The two categories are presented separately in this section. More of the common elements for
the design of transactions are listed with the first group, but shared factors appear in each. For
example, the assurance of traffic volumes is critical for any initiative, yet because there is more
uncertainty surrounding it in second-category projects, it is discussed under group two. The
elements are summarized in Exhibit 4-4.
Category 1: Progress Improvements
First-category projects support conventional markets by adding capacity or lifting operating
constraints. Their significance may be local or widespread if they treat bottlenecks at the top of
the network like hubs, ports, or mainline connections. Investor risk is moderated because the
initiatives build on existing traffic, but the growth they accommodate and the roadway volumes
they avert can be major. Development of public-private transactions for such projects should
incorporate the following practical steps:
· Identify Potential Beneficiaries. A broad range of stakeholders in the success of the project
should be identified. Benefits accruing to these groups should be quantified and then trans-
lated for easy comprehension by lay audiences. Similarly, the parties to the transaction need
to understand their effect on one another. For example, the contribution of public capital can
reorder a railroad's resource priorities. Identifying the carrier's internal incentives will help to
cement their commitment to the public process.
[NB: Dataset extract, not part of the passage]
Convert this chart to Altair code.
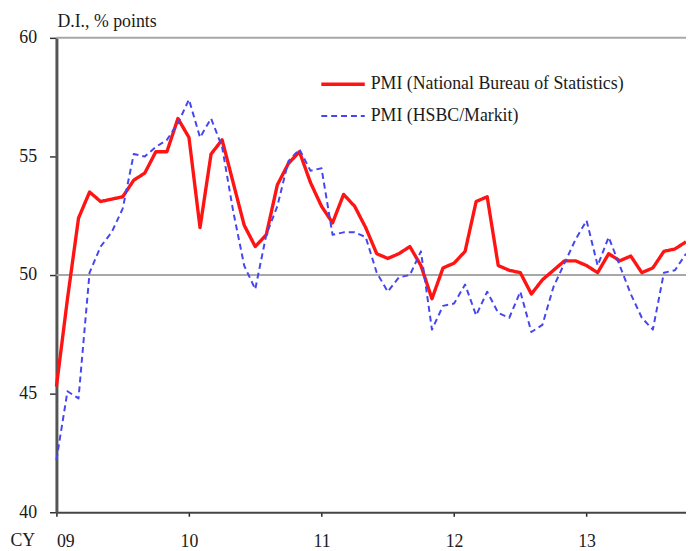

· Build a Broad Political Structure to organize stakeholder involvement and to address the
embedded limitations of public programs. The support of the local freight interests is essential,
and the influence of beneficiaries must be harnessed. For example, special corporations can be
formed to overcome prohibitions on public funding of rail, provided there is a mobilized will
to do so. Also, once a coalition is formed to identify, finance, and implement projects that fulfill
clear needs, that coalition can quickly move to additional projects.
· Carefully Consider Scale in a project. The scope should be large enough to achieve a critical
mass of benefits, supporters, and operating volume, but will grow in complexity as the number
of political jurisdictions grows. Participants can favor single-jurisdiction projects until
funding and management solutions mature for the wider programs.
Exhibit 4-4. Transaction Factors and Considerations.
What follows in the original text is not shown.